Second, of course the Republicans abused this oversight power in the '90s. But the modern Republican party has abused all powers it has ever gotten its hands on. That's not an argument for doing away with that power. If we were to follow that logic, we'd do away with virtually all of the President's powers given how badly they've been abused during this administration.
Congressional oversight, when done responsibly, is vitally important to the integrity of our government.
Finally, I question the assertion that FDR and LBJ were did not have to deal with meddlesome congresional overseers. The Truman commission during WWII is a notable example.

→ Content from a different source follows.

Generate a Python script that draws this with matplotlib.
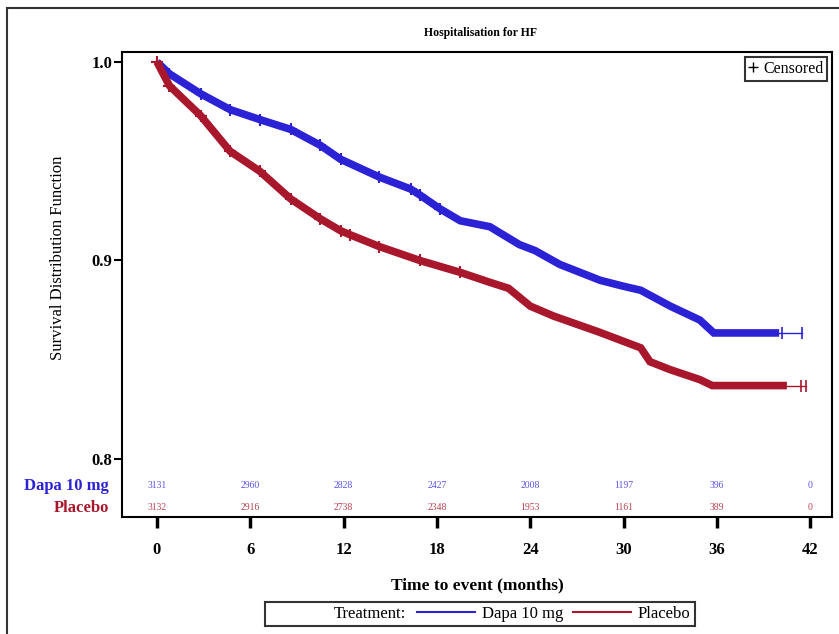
import matplotlib
matplotlib.use("Agg")
import matplotlib.pyplot as plt
from matplotlib.lines import Line2D
from matplotlib.patches import Rectangle

plt.rcParams['font.family'] = ['Liberation Serif', 'DejaVu Serif']

# ---- data ----
dapa_t = [0, 0.8, 2.8, 4.7, 6.6, 8.6, 10.5, 11.8, 14.3, 16.3, 16.9, 18.2, 19.5, 21.4,
          23.3, 24.3, 25.9, 28.5, 30.0, 31.1, 33.0, 34.9, 35.8, 40.0]
dapa_s = [1.0, 0.994, 0.984, 0.976, 0.971, 0.966, 0.958, 0.951, 0.942, 0.936, 0.933, 0.926,
          0.920, 0.917, 0.908, 0.905, 0.898, 0.890, 0.887, 0.885, 0.877, 0.870, 0.8635, 0.8635]
dapa_tail_t = [40.0, 40.2, 41.5]
dapa_tail_s = [0.8635, 0.8635, 0.8635]

plac_t = [0, 0.8, 2.8, 4.7, 6.6, 8.6, 10.5, 11.8, 12.4, 14.3, 16.9, 19.5, 21.4, 22.6,
          24.0, 25.5, 28.4, 31.1, 31.7, 33.0, 34.9, 35.7, 40.5]
plac_s = [1.0, 0.988, 0.973, 0.955, 0.945, 0.931, 0.921, 0.915, 0.913, 0.907, 0.900, 0.894,
          0.889, 0.886, 0.877, 0.872, 0.864, 0.856, 0.849, 0.845, 0.840, 0.837, 0.837]
plac_tail_t = [40.5, 41.4, 41.7]
plac_tail_s = [0.837, 0.837, 0.837]

risk_times = [0, 6, 12, 18, 24, 30, 36, 42]
dapa_risk = [3131, 2960, 2828, 2427, 2008, 1197, 396, 0]
plac_risk = [3132, 2916, 2738, 2348, 1953, 1161, 389, 0]

x_ticks = [0, 6, 12, 18, 24, 30, 36, 42]
y_ticks = [0.8, 0.9, 1.0]

blue = '#2B22D6'
red = '#A9172D'

fig = plt.figure(figsize=(8.39, 6.34), dpi=100)
ax = fig.add_axes([122/839, 1-517/634, (832-122)/839, (517-52)/634])

# main curves (thick band = dense censor marks)
ax.plot(dapa_t, dapa_s, color=blue, lw=5.5, solid_capstyle='butt', solid_joinstyle='miter')
ax.plot(dapa_t[:12], dapa_s[:12], linestyle='none', marker='+', ms=8, mew=1.5, color=blue)
ax.plot(dapa_tail_t, dapa_tail_s, color=blue, lw=1)
ax.plot(dapa_tail_t[1:], dapa_tail_s[1:], linestyle='none', marker='|', ms=8, mew=1.2, color=blue)

ax.plot(plac_t, plac_s, color=red, lw=5.5, solid_capstyle='butt', solid_joinstyle='miter')
ax.plot(plac_t[:12], plac_s[:12], linestyle='none', marker='+', ms=8, mew=1.5, color=red)
ax.plot(plac_tail_t, plac_tail_s, color=red, lw=1)
ax.plot(plac_tail_t[1:], plac_tail_s[1:], linestyle='none', marker='|', ms=8, mew=1.2, color=red)

ax.set_xlim(-2.25, 43.4)
ax.set_ylim(0.7708, 1.005)
ax.set_xticks(x_ticks)
ax.set_xticklabels([str(v) for v in x_ticks], fontsize=12, fontweight='bold')
ax.set_yticks(y_ticks)
ax.set_yticklabels(['%.1f' % v for v in y_ticks], fontsize=12, fontweight='bold')
ax.tick_params(axis='x', length=8, width=2.5, pad=10, direction='out')
ax.tick_params(axis='y', length=6, width=1.5, pad=1, direction='out')
for s in ax.spines.values():
    s.set_linewidth(1.5)

# risk table
for t, d, p in zip(risk_times, dapa_risk, plac_risk):
    ax.text(t, 0.7865, str(d), color='#5A55E6', fontsize=7, ha='center', va='center')
    ax.text(t, 0.7755, str(p), color='#B8404E', fontsize=7, ha='center', va='center')
ax.text(-3.1, 0.7865, 'Dapa 10 mg', color=blue, fontsize=12, fontweight='bold',
        ha='right', va='center', clip_on=False)
ax.text(-3.1, 0.7755, 'Placebo', color=red, fontsize=12, fontweight='bold',
        ha='right', va='center', clip_on=False)

ax.set_xlabel('Time to event (months)', fontsize=12.5, fontweight='bold', labelpad=14)
fig.text(58/839, 1-258/634, 'Survival Distribution Function', rotation=90,
         fontsize=12, ha='center', va='center')
fig.text(480/839, 1-33/634, 'Hospitalisation for HF', fontsize=8.5, fontweight='bold',
         ha='center', va='center')

# censored legend
cens = ax.legend([Line2D([], [], linestyle='none', marker='+', color='black', ms=7)],
                 ['Censored'], loc='upper right', frameon=True, fancybox=False,
                 handlelength=0.6, handletextpad=0.3, borderpad=0.25,
                 fontsize=11.5, borderaxespad=0.3)
cens.get_frame().set_edgecolor('black')
cens.get_frame().set_linewidth(1.5)

# bottom legend
handles = [Line2D([], [], linestyle='none'),
           Line2D([], [], color=blue, lw=1.5),
           Line2D([], [], color=red, lw=1.5)]
labels = ['Treatment:', 'Dapa 10 mg', 'Placebo']
leg = fig.legend(handles, labels, loc='center', bbox_to_anchor=(480/839, 1-614/634),
                 ncol=3, frameon=True, fancybox=False, fontsize=12,
                 handlelength=3.5, handletextpad=0.4, columnspacing=0.6, borderpad=0.25)
leg.get_frame().set_edgecolor('black')
leg.get_frame().set_linewidth(1.5)

# outer border (left/top visible)
fig.patches.append(Rectangle((7/839, -0.05), 1.2, 1-8/634+0.05, transform=fig.transFigure,
                             fill=False, edgecolor='#333333', lw=1.5, clip_on=False))

fig.savefig('out.png', dpi=100)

And finally, finally, while the experience of the Clinton years, when viewed in isolation show how oversight powers can be abused by small-minded partisans, most of the hearings that have occurred during the Nixon, Reagan, and Bush administrations have been about pretty serious things (Watergate, Iran-Contra, etc.). Should those issues have just been dropped?
AL,
Dude, you are still all about partisanship. In your view the only abuses occur when GOpers use the power against Clinton, and the Nixon-Reagan-Bush hearings are all "pretty serious." This cripples the argument from my perspective.
If the Truman Commission is the best example of the use of this power, then I say let's scrap it. The biggest beneficiary of the Truman commission was Truman himself. Would never have been VP and then President if he hadn't gotten that exposure. Which -- of course -- led LBJ to attempt the same thing once he came to the Senate, with the same goal in mine (during the Korean War).
Anyway, the Truman Commission was on the same side as the President -- so it wasn't looking to be partisan -- and while its goals were noble, it really didn't make a whole hell of a lot of difference in the end.
Congress had great powers to check the president, but to exercise those powers you have to have some balls and take some uncomfortable votes. Much easier to avoid that constitutional process, and instead act as some kind of executive branch inquisitor. No majorities required their.
Open your eyes AL. Don't let the Bush hatred blind you.